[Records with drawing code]

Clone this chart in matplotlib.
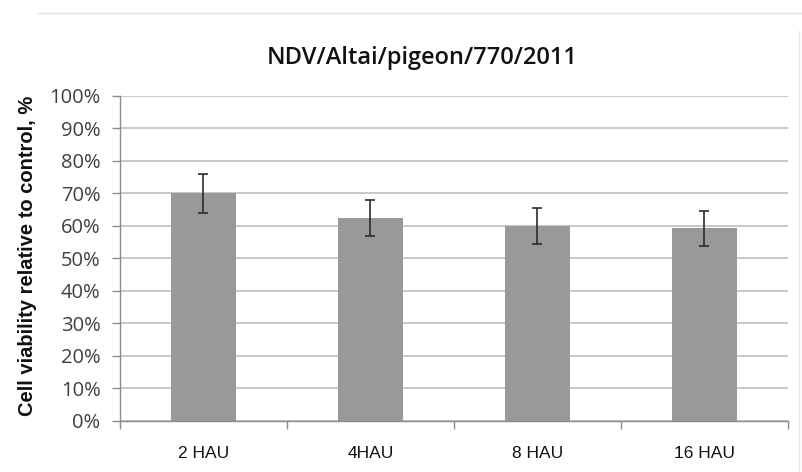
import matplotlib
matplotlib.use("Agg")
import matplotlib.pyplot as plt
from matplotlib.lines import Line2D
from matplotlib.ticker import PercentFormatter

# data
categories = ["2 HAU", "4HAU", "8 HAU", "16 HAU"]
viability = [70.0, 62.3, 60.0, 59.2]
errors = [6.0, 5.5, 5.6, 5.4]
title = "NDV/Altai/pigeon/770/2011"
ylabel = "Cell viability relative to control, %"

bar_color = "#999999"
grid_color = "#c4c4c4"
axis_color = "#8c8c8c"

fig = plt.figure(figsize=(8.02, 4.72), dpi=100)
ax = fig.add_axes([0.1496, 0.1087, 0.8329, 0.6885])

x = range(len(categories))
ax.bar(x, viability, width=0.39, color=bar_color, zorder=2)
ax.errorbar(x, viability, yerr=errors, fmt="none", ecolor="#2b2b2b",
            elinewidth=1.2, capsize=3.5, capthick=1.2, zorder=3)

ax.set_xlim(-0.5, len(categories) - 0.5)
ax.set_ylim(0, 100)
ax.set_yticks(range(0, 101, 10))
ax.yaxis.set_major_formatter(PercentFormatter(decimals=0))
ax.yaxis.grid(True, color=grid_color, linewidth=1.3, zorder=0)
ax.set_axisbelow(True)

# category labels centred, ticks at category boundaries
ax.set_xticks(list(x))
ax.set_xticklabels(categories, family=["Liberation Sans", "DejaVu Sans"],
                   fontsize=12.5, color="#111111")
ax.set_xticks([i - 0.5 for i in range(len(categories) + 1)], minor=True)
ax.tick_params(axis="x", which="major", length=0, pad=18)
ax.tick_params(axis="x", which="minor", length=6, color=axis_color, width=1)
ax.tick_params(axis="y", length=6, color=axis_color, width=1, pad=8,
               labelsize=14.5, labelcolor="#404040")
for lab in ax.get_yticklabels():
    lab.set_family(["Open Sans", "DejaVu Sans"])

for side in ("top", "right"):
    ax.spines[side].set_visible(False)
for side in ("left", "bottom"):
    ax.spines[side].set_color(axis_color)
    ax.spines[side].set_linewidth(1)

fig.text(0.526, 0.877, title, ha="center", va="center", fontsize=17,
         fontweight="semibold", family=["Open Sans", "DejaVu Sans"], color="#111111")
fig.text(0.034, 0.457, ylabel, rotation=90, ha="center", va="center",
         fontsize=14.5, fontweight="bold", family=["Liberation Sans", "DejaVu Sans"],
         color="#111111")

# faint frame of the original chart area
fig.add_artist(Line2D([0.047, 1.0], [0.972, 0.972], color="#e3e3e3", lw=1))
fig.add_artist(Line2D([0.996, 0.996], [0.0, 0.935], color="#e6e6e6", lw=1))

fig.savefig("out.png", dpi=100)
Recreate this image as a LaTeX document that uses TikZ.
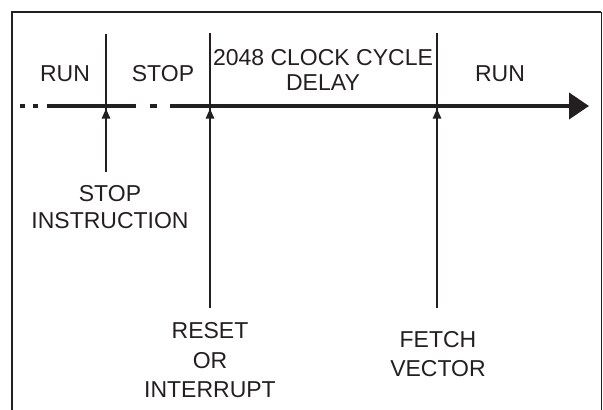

Problem to solve: Copy every record character for character. Skip the pictures.

Answer for the task:
Clone this chart in matplotlib.
import matplotlib
matplotlib.use("Agg")
import matplotlib.pyplot as plt
from matplotlib.lines import Line2D
from matplotlib.ticker import PercentFormatter

# data
categories = ["2 HAU", "4HAU", "8 HAU", "16 HAU"]
viability = [70.0, 62.3, 60.0, 59.2]
errors = [6.0, 5.5, 5.6, 5.4]
title = "NDV/Altai/pigeon/770/2011"
ylabel = "Cell viability relative to control, %"

bar_color = "#999999"
grid_color = "#c4c4c4"
axis_color = "#8c8c8c"

fig = plt.figure(figsize=(8.02, 4.72), dpi=100)
ax = fig.add_axes([0.1496, 0.1087, 0.8329, 0.6885])

x = range(len(categories))
ax.bar(x, viability, width=0.39, color=bar_color, zorder=2)
ax.errorbar(x, viability, yerr=errors, fmt="none", ecolor="#2b2b2b",
            elinewidth=1.2, capsize=3.5, capthick=1.2, zorder=3)

ax.set_xlim(-0.5, len(categories) - 0.5)
ax.set_ylim(0, 100)
ax.set_yticks(range(0, 101, 10))
ax.yaxis.set_major_formatter(PercentFormatter(decimals=0))
ax.yaxis.grid(True, color=grid_color, linewidth=1.3, zorder=0)
ax.set_axisbelow(True)

# category labels centred, ticks at category boundaries
ax.set_xticks(list(x))
ax.set_xticklabels(categories, family=["Liberation Sans", "DejaVu Sans"],
                   fontsize=12.5, color="#111111")
ax.set_xticks([i - 0.5 for i in range(len(categories) + 1)], minor=True)
ax.tick_params(axis="x", which="major", length=0, pad=18)
ax.tick_params(axis="x", which="minor", length=6, color=axis_color, width=1)
ax.tick_params(axis="y", length=6, color=axis_color, width=1, pad=8,
               labelsize=14.5, labelcolor="#404040")
for lab in ax.get_yticklabels():
    lab.set_family(["Open Sans", "DejaVu Sans"])

for side in ("top", "right"):
    ax.spines[side].set_visible(False)
for side in ("left", "bottom"):
    ax.spines[side].set_color(axis_color)
    ax.spines[side].set_linewidth(1)

fig.text(0.526, 0.877, title, ha="center", va="center", fontsize=17,
         fontweight="semibold", family=["Open Sans", "DejaVu Sans"], color="#111111")
fig.text(0.034, 0.457, ylabel, rotation=90, ha="center", va="center",
         fontsize=14.5, fontweight="bold", family=["Liberation Sans", "DejaVu Sans"],
         color="#111111")

# faint frame of the original chart area
fig.add_artist(Line2D([0.047, 1.0], [0.972, 0.972], color="#e3e3e3", lw=1))
fig.add_artist(Line2D([0.996, 0.996], [0.0, 0.935], color="#e6e6e6", lw=1))

fig.savefig("out.png", dpi=100)
Recreate this image as a LaTeX document that uses TikZ.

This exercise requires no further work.